Censorship Histories of 125 Stage Dramas
by Dawn B. Sova
Facts on File | 2004 | ISBN: 0816040184 | 416 pages | PDF | 1,4 MB
As public tastes change, so does the nature of popular drama. In the fifth century BC, Aristophanes's "Lysistrata" attracted censors for its themes of wifely rebellion and sex. From the 15th to the 18th centuries, plays were censored primarily for religious or political reasons. In the 19th century, social and sexual reasons for censorship emerged, and modern moralists have objected to works by such playwrights as Arthur Miller, Eugene O'Neill, and Lillian Hellman. This guide outlines the censorship history of 125 classic plays from ancient times to the present. Each entry presents the name(s) under which the play has appeared, the date it was produced and country of original production, a summary of the play, its censorship history, and suggestions for further reading.
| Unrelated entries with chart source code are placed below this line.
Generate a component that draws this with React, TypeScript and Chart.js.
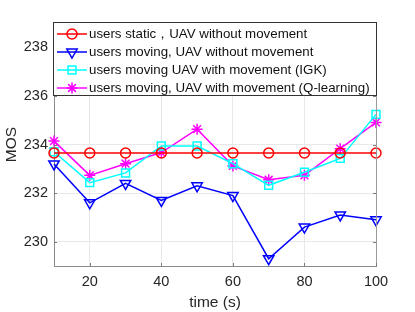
import React, { useEffect, useRef } from 'react';
import { Chart, registerables } from 'chart.js';

Chart.register(...registerables);

const timeSec = [10, 20, 30, 40, 50, 60, 70, 80, 90, 100];
const staticNoMove = [233.65, 233.65, 233.65, 233.65, 233.65, 233.65, 233.65, 233.65, 233.65, 233.65];
const movingNoMove = [233.2, 231.6, 232.4, 231.7, 232.3, 231.9, 229.3, 230.6, 231.1, 230.9];
const movingIGK = [233.7, 232.43, 232.83, 233.94, 233.94, 233.21, 232.32, 232.86, 233.43, 235.24];
const movingQL = [234.14, 232.73, 233.21, 233.67, 234.63, 233.12, 232.55, 232.73, 233.83, 234.91];
const xTicks = [20, 40, 60, 80, 100];
const yTicks = [230, 232, 234, 236, 238];
const seriesLabels = [
  'users static，UAV without movement',
  'users moving, UAV without movement',
  'users moving UAV with movement (IGK)',
  'users moving, UAV with movement (Q-learning)',
];

const FONT = "'Liberation Sans', Arial, Helvetica, sans-serif";

function drawMarker(ctx: CanvasRenderingContext2D, style: string, x: number, y: number, r: number, rotation: number) {
  ctx.beginPath();
  if (style === 'circle') {
    ctx.arc(x, y, r, 0, Math.PI * 2);
  } else if (style === 'triangle') {
    let rad = (rotation * Math.PI) / 180;
    ctx.moveTo(x + Math.sin(rad) * r, y - Math.cos(rad) * r);
    rad += (2 * Math.PI) / 3;
    ctx.lineTo(x + Math.sin(rad) * r, y - Math.cos(rad) * r);
    rad += (2 * Math.PI) / 3;
    ctx.lineTo(x + Math.sin(rad) * r, y - Math.cos(rad) * r);
    ctx.closePath();
  } else if (style === 'rect') {
    const s = Math.SQRT1_2 * r;
    ctx.rect(x - s, y - s, 2 * s, 2 * s);
  } else if (style === 'star') {
    ctx.moveTo(x - r, y);
    ctx.lineTo(x + r, y);
    ctx.moveTo(x, y - r);
    ctx.lineTo(x, y + r);
    const d = Math.SQRT1_2 * r;
    ctx.moveTo(x - d, y - d);
    ctx.lineTo(x + d, y + d);
    ctx.moveTo(x - d, y + d);
    ctx.lineTo(x + d, y - d);
  }
  ctx.stroke();
}

const matlabPlugin = {
  id: 'matlabDecor',
  afterDatasetsDraw(chart: any) {
    const ctx: CanvasRenderingContext2D = chart.ctx;
    const { left, right, top, bottom } = chart.chartArea;
    const xs = chart.scales.x;
    const ys = chart.scales.y;
    ctx.save();
    // box top/right
    ctx.strokeStyle = '#9a9a9a';
    ctx.lineWidth = 1;
    ctx.beginPath();
    ctx.moveTo(left, top + 0.5);
    ctx.lineTo(right + 0.5, top + 0.5);
    ctx.lineTo(right + 0.5, bottom);
    ctx.stroke();
    // inward ticks
    ctx.strokeStyle = '#7a7a7a';
    ctx.beginPath();
    yTicks.forEach((v) => {
      const py = Math.round(ys.getPixelForValue(v)) + 0.5;
      ctx.moveTo(left, py);
      ctx.lineTo(left + 3, py);
      ctx.moveTo(right, py);
      ctx.lineTo(right - 3, py);
    });
    xTicks.forEach((v) => {
      const px = Math.round(xs.getPixelForValue(v)) + 0.5;
      ctx.moveTo(px, bottom);
      ctx.lineTo(px, bottom - 3);
      ctx.moveTo(px, top);
      ctx.lineTo(px, top + 3);
    });
    ctx.stroke();

    // legend
    const lx = left - 1;
    const ly = top - 1;
    const lw = right - lx + 1;
    const lh = 74;
    ctx.fillStyle = '#ffffff';
    ctx.fillRect(lx, ly, lw, lh);
    ctx.strokeStyle = '#333333';
    ctx.lineWidth = 1;
    ctx.strokeRect(lx + 0.5, ly + 0.5, lw - 1, lh - 1);
    const rowY = [34, 52, 70, 88];
    ctx.font = `13.3px ${FONT}`;
    ctx.textBaseline = 'middle';
    ctx.textAlign = 'left';
    chart.data.datasets.forEach((ds: any, i: number) => {
      const y = rowY[i];
      ctx.strokeStyle = ds.borderColor;
      ctx.lineWidth = 1.5;
      ctx.beginPath();
      ctx.moveTo(57, y);
      ctx.lineTo(87, y);
      ctx.stroke();
      drawMarker(ctx, ds.pointStyle, 72, y, ds.pointRadius, ds.pointRotation || 0);
      ctx.fillStyle = '#111111';
      ctx.fillText(ds.label, 89, y + 0.5);
    });
    ctx.restore();
  },
};

export default function App() {
  const ref = useRef<HTMLCanvasElement | null>(null);
  useEffect(() => {
    document.body.style.margin = '0';
    if (!ref.current) return;
    const mk = (vals: number[]) => vals.map((v, i) => ({ x: timeSec[i], y: v }));
    const chart = new Chart(ref.current, {
      type: 'line',
      data: {
        datasets: [
          {
            label: seriesLabels[0],
            data: mk(staticNoMove),
            borderColor: '#ff0000',
            pointStyle: 'circle',
            pointRadius: 5,
          },
          {
            label: seriesLabels[1],
            data: mk(movingNoMove),
            borderColor: '#0000ff',
            pointStyle: 'triangle',
            pointRotation: 180,
            pointRadius: 6,
          },
          {
            label: seriesLabels[2],
            data: mk(movingIGK),
            borderColor: '#00ffff',
            pointStyle: 'rect',
            pointRadius: 5.6,
          },
          {
            label: seriesLabels[3],
            data: mk(movingQL),
            borderColor: '#ff00ff',
            pointStyle: 'star',
            pointRadius: 5.5,
          },
        ].map((d: any) => ({
          ...d,
          borderWidth: 1.5,
          pointBorderColor: d.borderColor,
          pointBackgroundColor: 'rgba(0,0,0,0)',
          pointBorderWidth: 1.5,
          pointHoverRadius: d.pointRadius,
          tension: 0,
          clip: false,
        })),
      },
      options: {
        animation: false,
        responsive: false,
        layout: { padding: { left: 0, top: 23, right: 39, bottom: 0 } },
        plugins: { legend: { display: false }, tooltip: { enabled: false } },
        scales: {
          x: {
            type: 'linear',
            min: 10,
            max: 100,
            afterBuildTicks: (s: any) => {
              s.ticks = xTicks.map((v) => ({ value: v }));
            },
            afterFit: (s: any) => {
              s.height = 46;
            },
            grid: { color: '#e8e8e8', drawTicks: false },
            border: { color: '#8a8a8a', width: 1 },
            ticks: { padding: 7, color: '#262626', font: { family: FONT, size: 14.5 } },
            title: {
              display: true,
              text: 'time (s)',
              color: '#262626',
              font: { family: FONT, size: 15.5 },
              padding: { top: 0, bottom: 0 },
            },
          },
          y: {
            type: 'linear',
            min: 229,
            max: 239,
            afterBuildTicks: (s: any) => {
              s.ticks = yTicks.map((v) => ({ value: v }));
            },
            afterFit: (s: any) => {
              s.width = 54;
            },
            grid: { color: '#e8e8e8', drawTicks: false },
            border: { color: '#8a8a8a', width: 1 },
            ticks: { padding: 6, color: '#262626', font: { family: FONT, size: 14.5 } },
            title: {
              display: true,
              text: 'MOS',
              color: '#262626',
              font: { family: FONT, size: 15.5 },
              padding: { top: 2.7, bottom: 0 },
            },
          },
        },
      },
      plugins: [matlabPlugin],
    } as any);
    return () => chart.destroy();
  }, []);
  return (
    <div style={{ width: 415, height: 312 }}>
      <canvas ref={ref} width={415} height={312} style={{ width: 415, height: 312, display: 'block' }} />
    </div>
  );
}
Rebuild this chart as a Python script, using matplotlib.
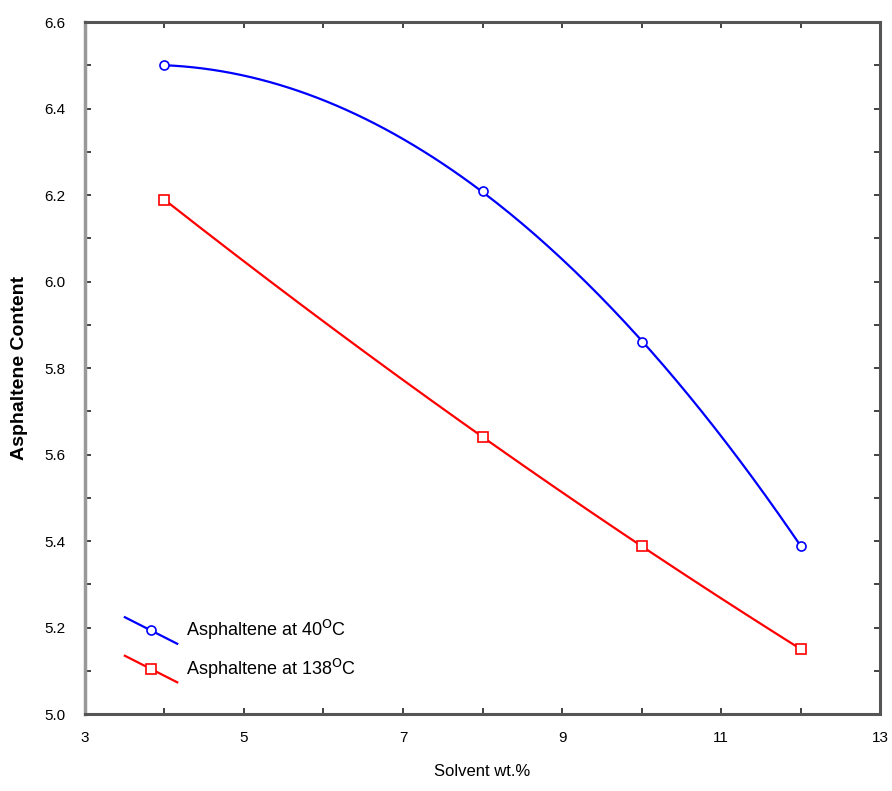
import numpy as np
import matplotlib.pyplot as plt
from matplotlib.lines import Line2D
from matplotlib.legend_handler import HandlerLine2D

plt.rcParams['font.family'] = ['Liberation Sans', 'DejaVu Sans']

solvent = [4, 8, 10, 12]
asph_40 = [6.50, 6.21, 5.86, 5.39]
asph_138 = [6.19, 5.64, 5.39, 5.15]


class DiagonalHandler(HandlerLine2D):
    # legend key drawn as a short falling line with the marker in the middle
    def create_artists(self, legend, orig_handle, xdescent, ydescent,
                       width, height, fontsize, trans):
        x0, x1 = -xdescent, -xdescent + width
        y0, y1 = -ydescent + height * 1.5, -ydescent - height * 0.6
        line = Line2D([x0, x1], [y0, y1], color=orig_handle.get_color(),
                      lw=orig_handle.get_linewidth())
        mark = Line2D([(x0 + x1) / 2], [(y0 + y1) / 2],
                      marker=orig_handle.get_marker(), ls='none',
                      mfc='white', mec=orig_handle.get_color(),
                      ms=orig_handle.get_markersize(), mew=1.2)
        line.set_transform(trans)
        mark.set_transform(trans)
        return [line, mark]


fig = plt.figure(figsize=(8.92, 7.91), dpi=100)
ax = fig.add_axes([0.095, 0.097, 0.892, 0.875])

xs = np.linspace(4, 12, 200)
handles = []
for y, col, mk, lab in [(asph_40, '#0000ff', 'o', r'Asphaltene at 40$^{\rm O}$C'),
                        (asph_138, '#ff0000', 's', r'Asphaltene at 138$^{\rm O}$C')]:
    fit = np.poly1d(np.polyfit(solvent, y, 2))
    ax.plot(xs, fit(xs), color=col, lw=1.6)
    ax.plot(solvent, y, ls='none', marker=mk, mfc='white', mec=col, ms=6.5, mew=1.2)
    handles.append(Line2D([], [], color=col, lw=1.6, marker=mk, ms=6.5, label=lab))

ax.set_xlim(3, 13)
ax.set_ylim(5.0, 6.6)
ax.set_xticks(np.arange(3, 14, 2))
ax.set_xticks(np.arange(3, 14, 1), minor=True)
ax.set_yticks(np.arange(5.0, 6.61, 0.2))
ax.set_yticks(np.arange(5.0, 6.61, 0.1), minor=True)
ax.yaxis.set_major_formatter(plt.FormatStrFormatter('%.1f'))
ax.tick_params(which='both', direction='in', length=4, width=1.2,
               labelsize=11, color='#222222', top=True, right=True)
ax.tick_params(axis='y', pad=14)
ax.tick_params(axis='x', pad=12)

for side in ['top', 'bottom', 'right']:
    ax.spines[side].set_linewidth(2.2)
    ax.spines[side].set_color('#555555')
ax.spines['left'].set_linewidth(2.5)
ax.spines['left'].set_color('#999999')

ax.set_xlabel('Solvent wt.%', fontsize=12, labelpad=14)
ax.set_ylabel('Asphaltene Content', fontsize=14, fontweight='bold', labelpad=12)

ax.legend(handles=handles, loc='lower left', bbox_to_anchor=(0.03, 0.025),
          frameon=False, fontsize=13, handlelength=2.9, handletextpad=0.5,
          labelspacing=0.8, handler_map={Line2D: DiagonalHandler()})

fig.savefig('out.png', dpi=100)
Among the works covered are: "Angels in America - Millennium Approaches" (Tony Kushner, 1991); "The Children's Hour" (Lillian Hellman, 1934); "An Enemy of the People" (Henrik Ibsen, 1882); "Henry IV" (William Shakespeare, 1597); "Jesus Christ, Superstar" (Tim Rice and Andrew Lloyd Webber, 1973); "Oedipus Rex" (Sophocles, 460 BC); "Oh! Calcutta" (Kenneth Tynan, 1968); and "Salome" (Oscar Wilde, 1893).